>> BEGIN Data provided
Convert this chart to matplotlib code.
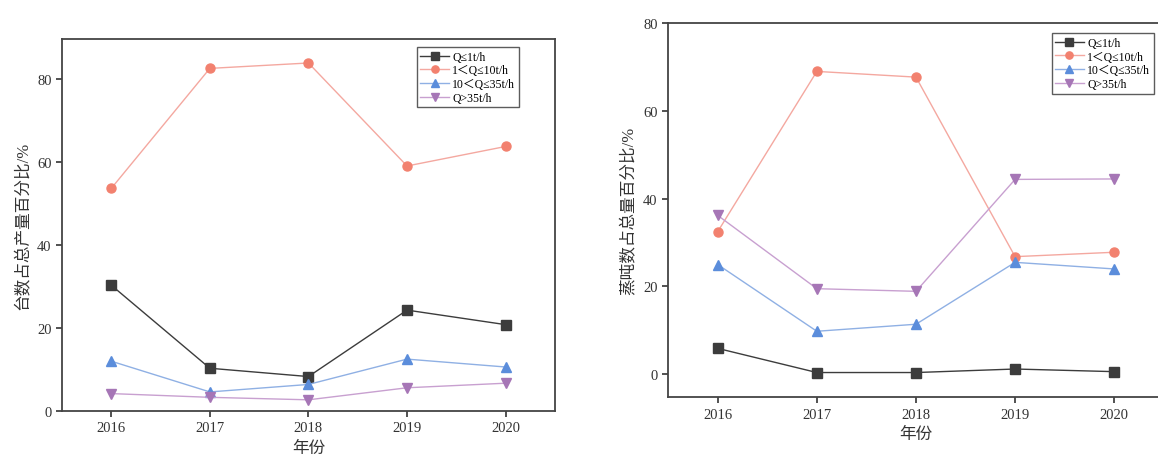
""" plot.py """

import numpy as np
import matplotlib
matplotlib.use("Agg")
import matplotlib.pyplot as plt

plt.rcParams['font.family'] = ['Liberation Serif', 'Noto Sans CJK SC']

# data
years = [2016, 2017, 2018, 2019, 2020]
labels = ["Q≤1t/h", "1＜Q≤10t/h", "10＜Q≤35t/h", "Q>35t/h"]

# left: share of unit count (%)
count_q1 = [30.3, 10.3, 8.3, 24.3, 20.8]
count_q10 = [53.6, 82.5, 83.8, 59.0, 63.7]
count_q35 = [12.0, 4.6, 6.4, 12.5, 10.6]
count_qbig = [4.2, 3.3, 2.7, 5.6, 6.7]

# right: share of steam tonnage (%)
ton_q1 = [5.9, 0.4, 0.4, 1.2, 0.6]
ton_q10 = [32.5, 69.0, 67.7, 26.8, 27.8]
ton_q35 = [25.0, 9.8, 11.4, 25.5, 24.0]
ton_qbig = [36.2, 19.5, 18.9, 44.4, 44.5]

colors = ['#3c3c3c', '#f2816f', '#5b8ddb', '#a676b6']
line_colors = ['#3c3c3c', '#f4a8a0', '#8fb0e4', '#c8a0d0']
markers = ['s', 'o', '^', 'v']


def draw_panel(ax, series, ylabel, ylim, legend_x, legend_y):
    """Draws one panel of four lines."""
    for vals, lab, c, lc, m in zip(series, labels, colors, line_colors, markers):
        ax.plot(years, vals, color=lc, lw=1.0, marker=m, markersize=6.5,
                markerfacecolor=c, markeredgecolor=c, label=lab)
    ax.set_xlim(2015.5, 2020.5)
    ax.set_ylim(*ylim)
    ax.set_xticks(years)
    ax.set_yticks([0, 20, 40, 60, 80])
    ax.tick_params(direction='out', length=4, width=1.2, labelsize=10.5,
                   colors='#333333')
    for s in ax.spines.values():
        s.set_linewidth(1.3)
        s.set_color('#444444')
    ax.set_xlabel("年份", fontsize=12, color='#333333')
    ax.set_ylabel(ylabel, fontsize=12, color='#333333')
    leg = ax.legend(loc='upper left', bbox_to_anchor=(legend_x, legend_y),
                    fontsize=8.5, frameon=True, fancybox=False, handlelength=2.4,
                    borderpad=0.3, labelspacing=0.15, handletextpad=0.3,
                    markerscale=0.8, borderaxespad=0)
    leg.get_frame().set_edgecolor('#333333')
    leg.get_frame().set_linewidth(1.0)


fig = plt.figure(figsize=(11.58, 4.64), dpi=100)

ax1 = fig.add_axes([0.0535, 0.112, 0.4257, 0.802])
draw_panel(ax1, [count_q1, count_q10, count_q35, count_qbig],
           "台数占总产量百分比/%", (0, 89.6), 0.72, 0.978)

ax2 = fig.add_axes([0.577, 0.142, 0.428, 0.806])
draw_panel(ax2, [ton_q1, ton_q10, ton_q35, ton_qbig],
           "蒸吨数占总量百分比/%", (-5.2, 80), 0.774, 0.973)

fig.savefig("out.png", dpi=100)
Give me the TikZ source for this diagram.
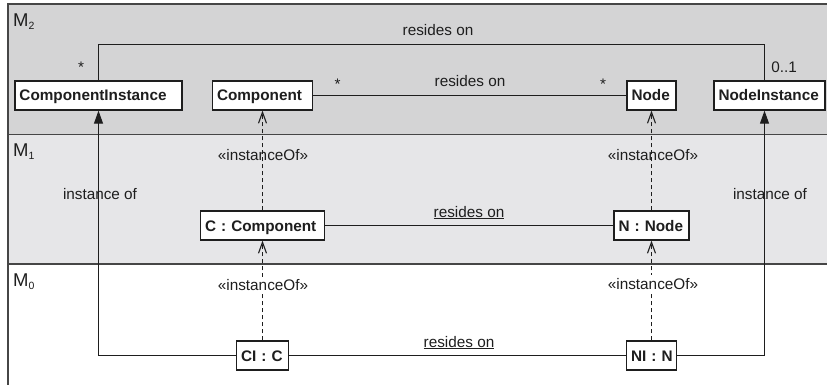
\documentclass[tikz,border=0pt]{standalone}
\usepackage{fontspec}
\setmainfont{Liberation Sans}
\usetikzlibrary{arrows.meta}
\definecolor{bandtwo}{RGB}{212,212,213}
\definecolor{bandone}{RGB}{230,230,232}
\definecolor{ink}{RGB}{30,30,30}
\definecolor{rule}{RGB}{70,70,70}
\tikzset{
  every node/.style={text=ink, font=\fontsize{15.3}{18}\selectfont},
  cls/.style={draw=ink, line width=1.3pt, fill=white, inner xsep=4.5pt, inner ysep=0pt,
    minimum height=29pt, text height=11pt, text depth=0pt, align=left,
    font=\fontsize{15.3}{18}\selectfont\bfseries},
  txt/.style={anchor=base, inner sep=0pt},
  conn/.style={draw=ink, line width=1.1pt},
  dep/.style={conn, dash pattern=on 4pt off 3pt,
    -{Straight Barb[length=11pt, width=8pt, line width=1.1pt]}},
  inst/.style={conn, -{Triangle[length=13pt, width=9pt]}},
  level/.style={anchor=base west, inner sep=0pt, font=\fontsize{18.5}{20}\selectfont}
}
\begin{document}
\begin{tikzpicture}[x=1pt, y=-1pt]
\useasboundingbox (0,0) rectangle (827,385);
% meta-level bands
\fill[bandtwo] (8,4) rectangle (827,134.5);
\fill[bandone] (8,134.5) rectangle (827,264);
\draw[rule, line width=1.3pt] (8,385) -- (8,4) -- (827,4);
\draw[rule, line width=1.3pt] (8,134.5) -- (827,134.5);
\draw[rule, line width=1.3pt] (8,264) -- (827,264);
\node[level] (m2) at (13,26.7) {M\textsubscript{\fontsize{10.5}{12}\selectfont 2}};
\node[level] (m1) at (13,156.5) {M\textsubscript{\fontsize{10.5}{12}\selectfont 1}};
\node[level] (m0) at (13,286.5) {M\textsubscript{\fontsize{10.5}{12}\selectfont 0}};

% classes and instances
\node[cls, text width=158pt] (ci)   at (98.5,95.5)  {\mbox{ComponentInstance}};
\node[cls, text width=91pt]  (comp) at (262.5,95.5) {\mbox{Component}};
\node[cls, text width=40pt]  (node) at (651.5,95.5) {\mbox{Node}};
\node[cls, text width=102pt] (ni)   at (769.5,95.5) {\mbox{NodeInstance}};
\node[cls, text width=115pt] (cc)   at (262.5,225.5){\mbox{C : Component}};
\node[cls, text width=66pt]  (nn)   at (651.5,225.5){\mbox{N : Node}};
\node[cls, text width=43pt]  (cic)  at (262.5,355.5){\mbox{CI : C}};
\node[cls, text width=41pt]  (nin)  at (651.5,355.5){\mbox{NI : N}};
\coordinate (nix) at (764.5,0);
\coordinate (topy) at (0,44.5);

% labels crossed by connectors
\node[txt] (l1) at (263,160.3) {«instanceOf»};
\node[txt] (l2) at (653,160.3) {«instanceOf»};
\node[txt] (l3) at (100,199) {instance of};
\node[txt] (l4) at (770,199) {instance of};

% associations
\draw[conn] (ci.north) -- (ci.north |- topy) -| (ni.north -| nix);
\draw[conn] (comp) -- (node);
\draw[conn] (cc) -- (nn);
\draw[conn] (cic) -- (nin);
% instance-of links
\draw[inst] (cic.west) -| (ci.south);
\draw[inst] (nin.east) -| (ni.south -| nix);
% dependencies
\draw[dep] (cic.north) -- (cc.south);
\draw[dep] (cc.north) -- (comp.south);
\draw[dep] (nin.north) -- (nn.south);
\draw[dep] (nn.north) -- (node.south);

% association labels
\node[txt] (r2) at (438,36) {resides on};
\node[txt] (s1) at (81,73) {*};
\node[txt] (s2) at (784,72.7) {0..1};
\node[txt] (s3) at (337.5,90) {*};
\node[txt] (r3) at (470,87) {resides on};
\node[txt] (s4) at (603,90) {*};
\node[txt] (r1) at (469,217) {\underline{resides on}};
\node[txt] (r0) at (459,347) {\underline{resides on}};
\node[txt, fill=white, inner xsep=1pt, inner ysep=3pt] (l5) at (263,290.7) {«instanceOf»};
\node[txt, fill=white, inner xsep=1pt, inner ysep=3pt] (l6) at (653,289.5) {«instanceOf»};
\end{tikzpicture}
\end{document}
>> END Data provided
» **Stated goal**: Give again, exactly as written, only the lines that start at the one with "Give me the TikZ source for this diagram." and end at the one with "(m0) at (13,286.5)", both included. Skip any pictures.

» **Final answer**:
Give me the TikZ source for this diagram.
\documentclass[tikz,border=0pt]{standalone}
\usepackage{fontspec}
\setmainfont{Liberation Sans}
\usetikzlibrary{arrows.meta}
\definecolor{bandtwo}{RGB}{212,212,213}
\definecolor{bandone}{RGB}{230,230,232}
\definecolor{ink}{RGB}{30,30,30}
\definecolor{rule}{RGB}{70,70,70}
\tikzset{
  every node/.style={text=ink, font=\fontsize{15.3}{18}\selectfont},
  cls/.style={draw=ink, line width=1.3pt, fill=white, inner xsep=4.5pt, inner ysep=0pt,
    minimum height=29pt, text height=11pt, text depth=0pt, align=left,
    font=\fontsize{15.3}{18}\selectfont\bfseries},
  txt/.style={anchor=base, inner sep=0pt},
  conn/.style={draw=ink, line width=1.1pt},
  dep/.style={conn, dash pattern=on 4pt off 3pt,
    -{Straight Barb[length=11pt, width=8pt, line width=1.1pt]}},
  inst/.style={conn, -{Triangle[length=13pt, width=9pt]}},
  level/.style={anchor=base west, inner sep=0pt, font=\fontsize{18.5}{20}\selectfont}
}
\begin{document}
\begin{tikzpicture}[x=1pt, y=-1pt]
\useasboundingbox (0,0) rectangle (827,385);
% meta-level bands
\fill[bandtwo] (8,4) rectangle (827,134.5);
\fill[bandone] (8,134.5) rectangle (827,264);
\draw[rule, line width=1.3pt] (8,385) -- (8,4) -- (827,4);
\draw[rule, line width=1.3pt] (8,134.5) -- (827,134.5);
\draw[rule, line width=1.3pt] (8,264) -- (827,264);
\node[level] (m2) at (13,26.7) {M\textsubscript{\fontsize{10.5}{12}\selectfont 2}};
\node[level] (m1) at (13,156.5) {M\textsubscript{\fontsize{10.5}{12}\selectfont 1}};
\node[level] (m0) at (13,286.5) {M\textsubscript{\fontsize{10.5}{12}\selectfont 0}};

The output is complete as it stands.